$31M Rehabilitation in Store for Tulsa Apartments
A Class A multifamily community in southeastern Tulsa is getting a fresh start.
By Ioana Neamt, Associate Editor
CBRE Capital Markets’ Federal Housing Administration (FHA) lending program has secured a $31.4 million loan to rehabilitate a 352-unit apartment community in Tulsa, Okla.
Funded through the U.S. Department of Housing and Urban Development‘s Section 223(f), the loan features a 35-year, fully amortizing, fixed rate and non-recourse structure, and will be used to finance the makeover of Mansions at Riverside, a 30-building multifamily property located at 2805 E. 97th Court S. Chad Ricks and Jeff Shaw, senior vice presidents in CBRE’s Dallas office, originated the loan.
Located in the city’s Jenks submarket, nearby Creek Turnpike and Riverside Parkway, the 18.3-acre, garden-style community was completed in 2000 and features one-, two-, and three-bedroom market-rate apartments.
Amenities include 421 parking spaces, fitness and business centers, two swimming pools, media room, and clubhouse, according to data collected by Yardi Matrix.
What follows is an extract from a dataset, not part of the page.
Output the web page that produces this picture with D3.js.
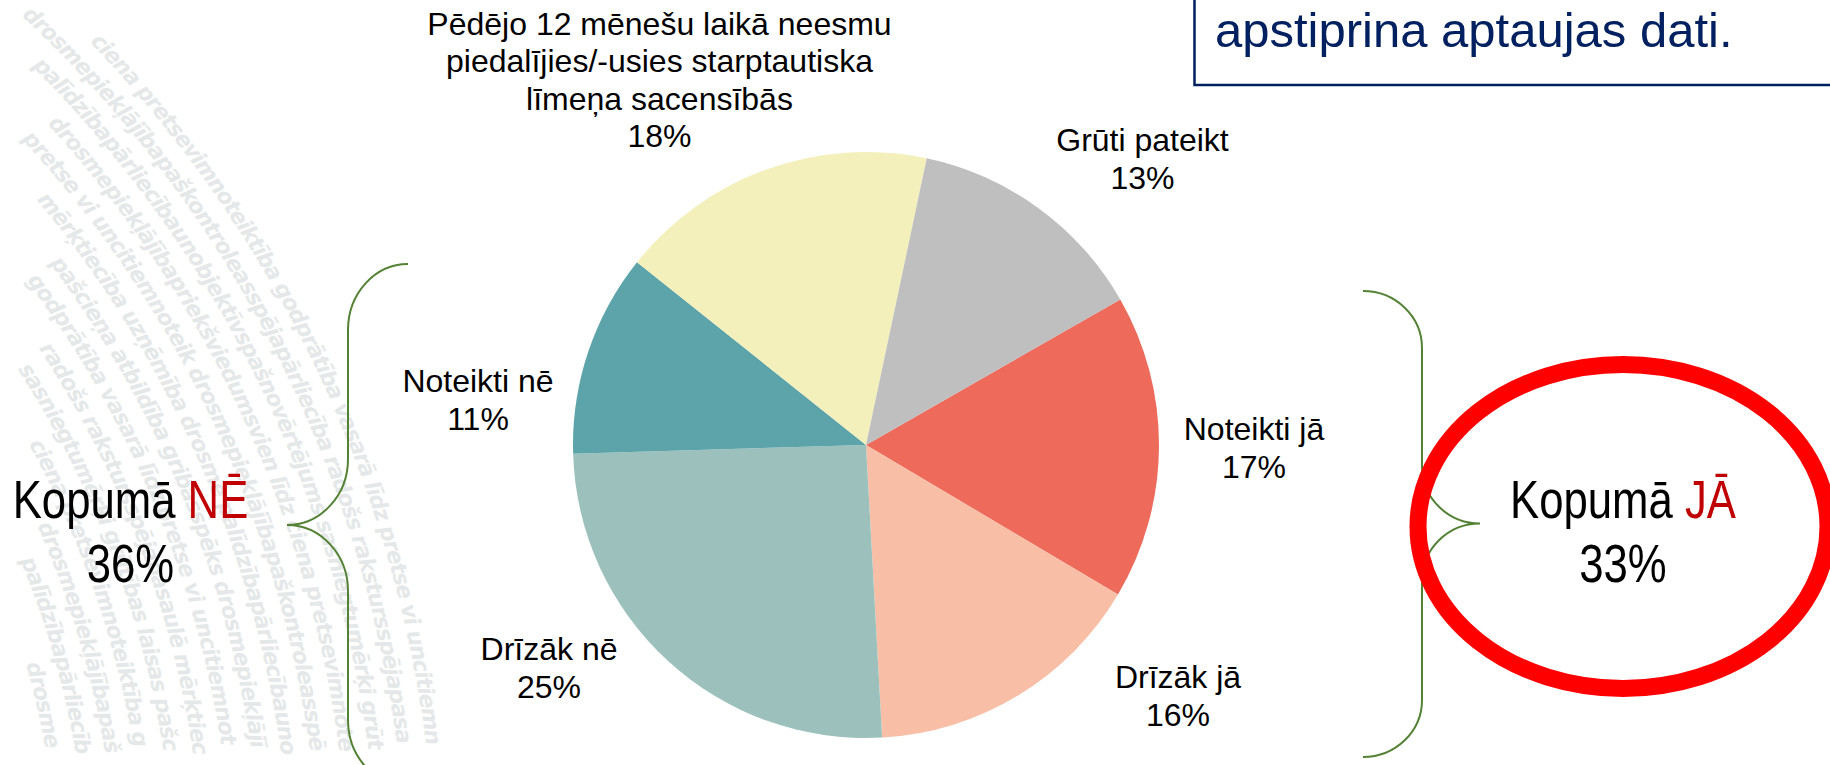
<!DOCTYPE html>
<html><head><meta charset="utf-8">
<script src="https://cdn.jsdelivr.net/npm/d3@7"></script>
<style>html,body{margin:0;padding:0;background:#fff;overflow:hidden}svg{display:block}</style>
</head><body>
<svg id="chart" width="1830" height="765"></svg>
<script>
// ---------------- DATA ----------------
const categories = ["Noteikti jā", "Drīzāk jā", "Drīzāk nē", "Noteikti nē",
  "Pēdējo 12 mēnešu laikā neesmu piedalījies/-usies starptautiska līmeņa sacensībās", "Grūti pateikt"];
const labelLines = [["Noteikti jā"], ["Drīzāk jā"], ["Drīzāk nē"], ["Noteikti nē"],
  ["Pēdējo 12 mēnešu laikā neesmu", "piedalījies/-usies starptautiska", "līmeņa sacensībās"], ["Grūti pateikt"]];
const values = [16.8, 15.6, 25.4, 11.2, 17.6, 13.4];
const yesCategories = ["Noteikti jā", "Drīzāk jā"];
const noCategories = ["Drīzāk nē", "Noteikti nē"];
const totalWord = "Kopumā";
const yesWord = "JĀ";
const noWord = "NĒ";
const boxText = "apstiprina aptaujas dati.";
const watermarkWords = ["pretse vi uncitiemnoteik", "drosmepiekļājībapriekšviedumsvien līdz",
  "palīdzībapārliecībaunobjektīvspašnovērtējums", "drosmepiekļājībapaškontroleasspējapārliecība",
  "ciena pretsevimnoteiktība", "sasniegtumērķi grūtības laisas", "radošs rakstursspējapasaulē",
  "godprātība vasarā līdz", "pašcieņa atbildība gribasspēks", "mērķtiecība uzņēmība drosme"];

// ---------------- LAYOUT / STYLE ----------------
const W = 1830, H = 765;
const sliceColors = ["#EE6A5B", "#F8BEA6", "#9CC1BC", "#5DA4AA", "#F3F0BC", "#BFBFBF"];
const pieCenter = [866, 445], pieR = 293, startDeg = 60.2;
const labelPos = [[1254, 440], [1178, 688], [549, 660], [478, 392], [659.5, 34.5], [1142.5, 151]];
const lineH = 37.6;
const labelFont = "32px 'Liberation Sans', Arial, sans-serif";

const svg = d3.select("#chart");
svg.append("rect").attr("width", W).attr("height", H).attr("fill", "#fff");

// ---------------- WATERMARK (background decoration) ----------------
const wmC = [-800, 900];
const defs = svg.append("defs");
const wmText = svg.append("text").attr("fill", "#e5e8e8").attr("letter-spacing", -1)
  .style("font", "italic bold 22px 'DejaVu Sans', sans-serif");
d3.range(830, 1250, 29).forEach((R, i) => {
  const thTop = R > 915 ? -Math.asin(885 / R) : -Math.PI / 2;
  const thLeft = -Math.acos(Math.min(1, 815 / R));
  const th0 = Math.max(thTop, thLeft);
  const th1 = -Math.asin(Math.min(1, 150 / R));
  const p = t => [wmC[0] + R * Math.cos(t), wmC[1] + R * Math.sin(t)];
  const a = p(th0), b = p(th1);
  if (th1 <= th0) return;
  defs.append("path").attr("id", "wm" + i)
    .attr("d", `M${a[0]},${a[1]} A${R},${R} 0 0 1 ${b[0]},${b[1]}`);
  let s = "";
  for (let k = 0; k < 6; k++) s += watermarkWords[(i + k * 3) % watermarkWords.length] + " ";
  wmText.append("textPath").attr("href", "#wm" + i).attr("startOffset", (i * 37) % 60).text(s);
});

// ---------------- PIE ----------------
const data = categories.map((c, i) => ({ cat: c, value: values[i], lines: labelLines[i], color: sliceColors[i], pos: labelPos[i] }));
const pie = d3.pie().value(d => d.value).sort(null)
  .startAngle(startDeg * Math.PI / 180).endAngle(startDeg * Math.PI / 180 + 2 * Math.PI);
const arc = d3.arc().innerRadius(0).outerRadius(pieR);
const arcs = pie(data);
const pg = svg.append("g").attr("transform", `translate(${pieCenter})`);
pg.selectAll("path").data(arcs).join("path").attr("d", arc).attr("fill", d => d.data.color);

const fmt = d3.format(".0f");
const lg = svg.append("g").style("font", labelFont).attr("fill", "#000").attr("text-anchor", "middle");
arcs.forEach(a => {
  const d = a.data;
  const t = lg.append("text").attr("x", d.pos[0]).attr("y", d.pos[1]);
  d.lines.concat([fmt(d.value) + "%"]).forEach((ln, j) => {
    t.append("tspan").attr("x", d.pos[0]).attr("dy", j === 0 ? 0 : lineH).text(ln);
  });
});

// ---------------- BRACES ----------------
const green = "#548235";
function brace(endX, vertX, tipX, yTop, yBot, yMid, ry, left) {
  const s1 = left ? 0 : 1, s2 = left ? 1 : 0;
  const rx1 = Math.abs(endX - vertX), rx2 = Math.abs(tipX - vertX);
  return `M${endX},${yTop} A${rx1},${ry} 0 0 ${s1} ${vertX},${yTop + ry}` +
    ` L${vertX},${yMid - ry} A${rx2},${ry} 0 0 ${s2} ${tipX},${yMid}` +
    ` A${rx2},${ry} 0 0 ${s2} ${vertX},${yMid + ry} L${vertX},${yBot - ry}` +
    ` A${rx1},${ry} 0 0 ${s1} ${endX},${yBot}`;
}
svg.append("path").attr("d", brace(408, 348, 287, 264, 786, 525, 66, true))
  .attr("fill", "none").attr("stroke", green).attr("stroke-width", 2);
svg.append("path").attr("d", brace(1363, 1422, 1480, 291, 757, 523.5, 57, false))
  .attr("fill", "none").attr("stroke", green).attr("stroke-width", 2);

// ---------------- ELLIPSE ----------------
svg.append("ellipse").attr("cx", 1623).attr("cy", 526.5).attr("rx", 205).attr("ry", 162)
  .attr("fill", "none").attr("stroke", "#FF0000").attr("stroke-width", 17);

// ---------------- TOTALS ----------------
const sumOf = list => d3.sum(data.filter(d => list.includes(d.cat)), d => +fmt(d.value));
const narrowFam = "'Liberation Sans Narrow', 'Arial Narrow', 'Liberation Sans', Arial, sans-serif";
function narrowAvailable() {
  const a = svg.append("text").style("font-family", "'Liberation Sans Narrow','Arial Narrow','Liberation Sans'").style("font-size", "50px").text("Kopumā");
  const b = svg.append("text").style("font-family", "'Liberation Sans'").style("font-size", "50px").text("Kopumā");
  const r = a.node().getComputedTextLength() / b.node().getComputedTextLength();
  a.remove(); b.remove();
  return r < 0.95;
}
const hasNarrow = narrowAvailable();
function totalBlock(cx, word, total) {
  const g = svg.append("g").attr("text-anchor", "middle")
    .style("font-family", narrowFam).style("font-size", "53.3px");
  if (!hasNarrow) g.attr("transform", `translate(${cx},0) scale(0.82,1) translate(${-cx},0)`);
  const t1 = g.append("text").attr("x", cx).attr("y", 518);
  t1.append("tspan").attr("fill", "#000").text(totalWord + " ");
  t1.append("tspan").attr("fill", "#C00000").text(word);
  g.append("text").attr("x", cx).attr("y", 582).attr("fill", "#000").text(total + "%");
}
totalBlock(130.5, noWord, sumOf(noCategories));
totalBlock(1623, yesWord, sumOf(yesCategories));

// ---------------- TOP-RIGHT BOX ----------------
svg.append("rect").attr("x", 1194.5).attr("y", -20).attr("width", 700).attr("height", 105)
  .attr("fill", "none").attr("stroke", "#002060").attr("stroke-width", 2.5);
svg.append("text").attr("x", 1215).attr("y", 46.5).attr("fill", "#002060")
  .style("font", "49px 'Liberation Sans', Arial, sans-serif").text(boxText);
</script>
</body></html>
The community also offers residents easy access to popular area destinations, such as the BOK Center, Oneok Field, Spirit Event Center, and Cinemark IMAX.
“The momentum this successful closing creates will assist us in accomplishing our goals,” Bob Bourgeois of property owner 2400 MacArthur Ltd., said in prepared remarks. “The low 35-year fixed interest rate will ensure our stable cash flow for years to come.”
“This loan offers excellent financing that includes capital improvements to the property,” added Stephanie McFadden, managing director of CBRE’s Capital Markets Multifamily Lending Programs.
CBRE is an FHA-approved direct lender that offers the full array of FHA multifamily mortgage insurance programs.